» **Written instruction**: Extract and list every line that contains the word "this".

(Figure scripts)
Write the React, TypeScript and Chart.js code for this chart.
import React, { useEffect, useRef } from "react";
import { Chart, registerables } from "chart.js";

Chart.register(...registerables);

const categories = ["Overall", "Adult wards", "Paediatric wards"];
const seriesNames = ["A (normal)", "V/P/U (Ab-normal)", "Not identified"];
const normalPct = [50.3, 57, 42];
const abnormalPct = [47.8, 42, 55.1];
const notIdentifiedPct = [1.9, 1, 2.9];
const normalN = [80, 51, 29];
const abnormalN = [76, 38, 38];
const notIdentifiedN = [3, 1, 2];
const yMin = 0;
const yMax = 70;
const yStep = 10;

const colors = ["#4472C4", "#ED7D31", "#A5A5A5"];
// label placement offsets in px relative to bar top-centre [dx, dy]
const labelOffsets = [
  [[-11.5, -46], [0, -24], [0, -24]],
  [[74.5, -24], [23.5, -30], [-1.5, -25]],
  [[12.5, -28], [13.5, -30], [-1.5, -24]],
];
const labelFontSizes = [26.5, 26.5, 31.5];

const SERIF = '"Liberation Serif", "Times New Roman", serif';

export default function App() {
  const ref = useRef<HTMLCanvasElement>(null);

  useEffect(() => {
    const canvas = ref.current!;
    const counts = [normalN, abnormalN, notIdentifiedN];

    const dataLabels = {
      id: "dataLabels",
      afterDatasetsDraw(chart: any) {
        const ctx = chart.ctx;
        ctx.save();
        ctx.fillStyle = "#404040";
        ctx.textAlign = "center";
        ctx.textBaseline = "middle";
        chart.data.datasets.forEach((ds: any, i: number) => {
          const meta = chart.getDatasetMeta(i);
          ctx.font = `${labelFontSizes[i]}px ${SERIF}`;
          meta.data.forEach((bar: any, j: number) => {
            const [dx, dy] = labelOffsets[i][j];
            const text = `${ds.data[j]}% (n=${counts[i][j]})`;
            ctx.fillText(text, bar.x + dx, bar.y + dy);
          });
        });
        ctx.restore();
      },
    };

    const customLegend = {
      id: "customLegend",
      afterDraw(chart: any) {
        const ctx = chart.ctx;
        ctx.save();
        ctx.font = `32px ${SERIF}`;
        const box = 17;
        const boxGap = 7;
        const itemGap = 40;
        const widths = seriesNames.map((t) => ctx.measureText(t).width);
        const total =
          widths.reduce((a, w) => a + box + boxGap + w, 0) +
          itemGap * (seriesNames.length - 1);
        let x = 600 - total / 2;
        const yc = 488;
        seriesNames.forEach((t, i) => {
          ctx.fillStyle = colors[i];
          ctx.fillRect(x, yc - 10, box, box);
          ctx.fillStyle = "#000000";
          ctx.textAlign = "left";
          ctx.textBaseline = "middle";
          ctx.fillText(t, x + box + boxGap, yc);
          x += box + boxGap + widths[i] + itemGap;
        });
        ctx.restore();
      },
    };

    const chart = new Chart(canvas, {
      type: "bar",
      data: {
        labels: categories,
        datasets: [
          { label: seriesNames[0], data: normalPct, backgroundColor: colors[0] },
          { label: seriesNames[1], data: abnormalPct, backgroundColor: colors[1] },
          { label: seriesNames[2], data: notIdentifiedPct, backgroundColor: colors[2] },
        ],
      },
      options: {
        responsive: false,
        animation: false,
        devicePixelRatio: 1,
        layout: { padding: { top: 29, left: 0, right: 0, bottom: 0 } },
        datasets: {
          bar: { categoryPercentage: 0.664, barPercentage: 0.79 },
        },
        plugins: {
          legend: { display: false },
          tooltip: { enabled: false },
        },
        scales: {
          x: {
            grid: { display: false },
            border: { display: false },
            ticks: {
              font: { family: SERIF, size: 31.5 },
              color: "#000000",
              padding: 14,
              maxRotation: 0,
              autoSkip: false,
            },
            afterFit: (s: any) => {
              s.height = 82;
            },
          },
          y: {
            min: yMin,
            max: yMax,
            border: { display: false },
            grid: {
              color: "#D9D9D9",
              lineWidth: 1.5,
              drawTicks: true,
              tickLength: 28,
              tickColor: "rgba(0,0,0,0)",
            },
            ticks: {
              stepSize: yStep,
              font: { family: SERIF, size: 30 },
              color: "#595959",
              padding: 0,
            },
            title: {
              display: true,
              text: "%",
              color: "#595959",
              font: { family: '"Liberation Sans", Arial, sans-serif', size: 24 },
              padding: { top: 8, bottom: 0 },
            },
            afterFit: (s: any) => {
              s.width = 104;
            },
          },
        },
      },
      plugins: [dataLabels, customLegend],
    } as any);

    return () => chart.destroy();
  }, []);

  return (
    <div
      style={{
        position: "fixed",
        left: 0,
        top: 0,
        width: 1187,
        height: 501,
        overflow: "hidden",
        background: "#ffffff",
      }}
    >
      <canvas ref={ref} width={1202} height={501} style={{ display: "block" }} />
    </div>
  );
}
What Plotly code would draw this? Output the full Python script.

» **Reply**:
Write the React, TypeScript and Chart.js code for this chart.
What Plotly code would draw this? Output the full Python script.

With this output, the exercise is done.